A visitor, too, requires to reason and reflect a little, before the sight of a number of men engaged in ordinary labour, such as he is accustomed to out of doors, will impress him half as strongly as the contemplation of the same persons in the same place and garb would, if they were occupied in some task, marked and degraded everywhere as belonging only to felons in jails. In an American state prison or house of correction, I found it difficult at first to persuade myself that I was really in a jail: a place of ignominious punishment and endurance. And to this hour I very much question whether the humane boast that it is not like one, has its root in the true wisdom or philosophy of the matter.
I hope I may not be misunderstood on this subject, for it is one in which I take a strong and deep interest. I incline as little to the sickly feeling which makes every canting lie or maudlin speech of a notorious criminal a subject of newspaper report and general sympathy, as I do to those good old customs of the good old times which made England, even so recently as in the reign of the Third King George, in respect of her criminal code and her prison regulations, one of the most bloody-minded and barbarous countries on the earth. If I thought it would do any good to the rising generation, I would cheerfully give my consent to the disinterment of the bones of any genteel highwayman (the more genteel, the more cheerfully), and to their exposure, piecemeal, on any sign-post, gate, or gibbet, that might be deemed a good elevation for the purpose. My reason is as well convinced that these gentry were as utterly worthless and debauched villains, as it is that the laws and jails hardened them in their evil courses, or that their wonderful escapes were effected by the prison-turnkeys who, in those admirable days, had always been felons themselves, and were, to the last, their bosom-friends and pot-companions. At the same time I know, as all men do or should, that the subject of Prison Discipline is one of the highest importance to any community; and that in her sweeping reform and bright example to other countries on this head, America has shown great wisdom, great benevolence, and exalted policy. In contrasting her system with that which we have modelled upon it, I merely seek to show that with all its drawbacks, ours has some advantages of its own.

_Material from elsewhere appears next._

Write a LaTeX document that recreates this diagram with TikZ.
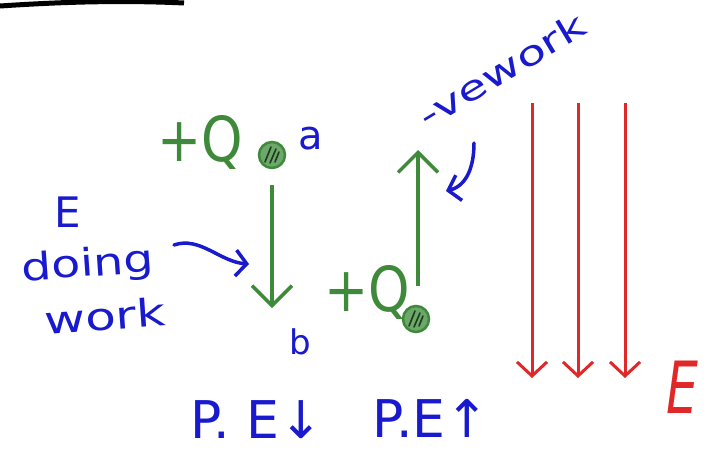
\documentclass[tikz,border=0pt]{standalone}
\usepackage{fontspec}
\setmainfont{DejaVu Sans}
\usetikzlibrary{arrows.meta}
\definecolor{pgreen}{RGB}{62,138,58}
\definecolor{pblue}{RGB}{25,25,205}
\definecolor{pred}{RGB}{225,40,40}
\tikzset{
  hand/.style={inner sep=0pt, outer sep=0pt},
  gtext/.style={hand, text=pgreen},
  btext/.style={hand, text=pblue},
  charge/.style={circle, draw=pgreen, line width=2.5pt, fill=pgreen!75!white, minimum size=26pt, inner sep=0pt},
  hatch/.style={draw=pgreen!45!black, line width=1.6pt, line cap=round},
  garrow/.style={draw=pgreen, line width=3.5pt, -{Straight Barb[length=20pt,width=40pt]}},
  rarrow/.style={draw=pred, line width=3pt, -{Straight Barb[length=14pt,width=30pt]}},
  barrow/.style={draw=pblue, line width=3.5pt, line cap=round, -{Straight Barb[length=11pt,width=26pt]}},
}
\begin{document}
\begin{tikzpicture}[x=1pt,y=-1pt]
\useasboundingbox (0,0) rectangle (704,458);
\fill[white] (0,0) rectangle (704,458);
% top line
\draw[black, line width=5pt] (0,6) .. controls (60,2) and (120,0) .. (184,3);

% left charge a
\node[gtext] (q1) at (200,142) {\fontsize{62}{62}\selectfont\scalebox{0.85}[1]{+Q}};
\node[charge] (ca) at (272,155) {};
\draw[hatch] (265,162) -- (271,147) (270,163) -- (276,149) (275,162) -- (279,152);
\node[btext] (la) at (311,139) {\fontsize{40}{40}\selectfont a};
\coordinate (tb) at (272,308);
\draw[garrow] (ca.south) ++(0,16) -- (tb);
\node[btext] (lb) at (300,342) {\fontsize{34}{34}\selectfont b};

% E doing work
\node[btext] (E1) at (68,212) {\fontsize{42}{42}\selectfont E};
\node[btext, rotate=4] (doing) at (88,266) {\fontsize{38}{38}\selectfont\scalebox{1.25}[1]{doing}};
\node[btext, rotate=4] (work) at (105,316) {\fontsize{38}{38}\selectfont\scalebox{1.32}[1]{work}};
\coordinate (e1s) at (174,245);
\coordinate (e1e) at (249,264);
\draw[barrow] (e1s) .. controls (200,236) and (220,262) .. (e1e);

% right charge
\node[gtext] (q2) at (367,292) {\fontsize{62}{62}\selectfont\scalebox{0.85}[1]{+Q}};
\node[charge] (cb) at (416,319) {};
\draw[hatch] (409,326) -- (415,311) (414,327) -- (420,313) (419,326) -- (423,316);
\coordinate (g2s) at (418,286);
\coordinate (g2e) at (418,150);
\draw[garrow] (g2s) -- (g2e);

% -ve work
\node[btext, rotate=31] (neg) at (502,70) {\fontsize{34}{34}\selectfont\scalebox{1.4}[1]{-vework}};
\coordinate (e2s) at (474,143);
\coordinate (e2e) at (446,191);
\draw[barrow] (e2s) .. controls (474,168) and (466,186) .. (e2e);

% field lines
\foreach \x/\n in {532/1,578/2,625/3}{
  \coordinate (rt\n) at (\x,103);
  \coordinate (rb\n) at (\x,378);
  \draw[rarrow] (rt\n) -- (rb\n);
}
\node[hand, text=pred] (E2) at (682,387) {\fontsize{72}{72}\selectfont\itshape\scalebox{0.7}[1]{E}};

% PE labels
\node[btext] (pe1) at (257,420) {\fontsize{52}{52}\selectfont P. E↓};
\node[btext] (pe2) at (431,418) {\fontsize{52}{52}\selectfont P.E↑};
\end{tikzpicture}
\end{document}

The House of Correction which has led to these remarks, is not walled, like other prisons, but is palisaded round about with tall rough stakes, something after the manner of an enclosure for keeping elephants in, as we see it represented in Eastern prints and pictures. The prisoners wear a parti-coloured dress; and those who are sentenced to hard labour, work at nail-making, or stone- cutting. When I was there, the latter class of labourers were employed upon the stone for a new custom-house in course of erection at Boston. They appeared to shape it skilfully and with expedition, though there were very few among them (if any) who had not acquired the art within the prison gates.
The women, all in one large room, were employed in making light clothing, for New Orleans and the Southern States. They did their work in silence like the men; and like them were over-looked by the person contracting for their labour, or by some agent of his appointment. In addition to this, they are every moment liable to be visited by the prison officers appointed for that purpose.
The arrangements for cooking, washing of clothes, and so forth, are much upon the plan of those I have seen at home. Their mode of bestowing the prisoners at night (which is of general adoption) differs from ours, and is both simple and effective. In the centre of a lofty area, lighted by windows in the four walls, are five tiers of cells, one above the other; each tier having before it a light iron gallery, attainable by stairs of the same construction and material: excepting the lower one, which is on the ground. Behind these, back to back with them and facing the opposite wall, are five corresponding rows of cells, accessible by similar means: so that supposing the prisoners locked up in their cells, an officer stationed on the ground, with his back to the wall, has half their number under his eye at once; the remaining half being equally under the observation of another officer on the opposite side; and all in one great apartment.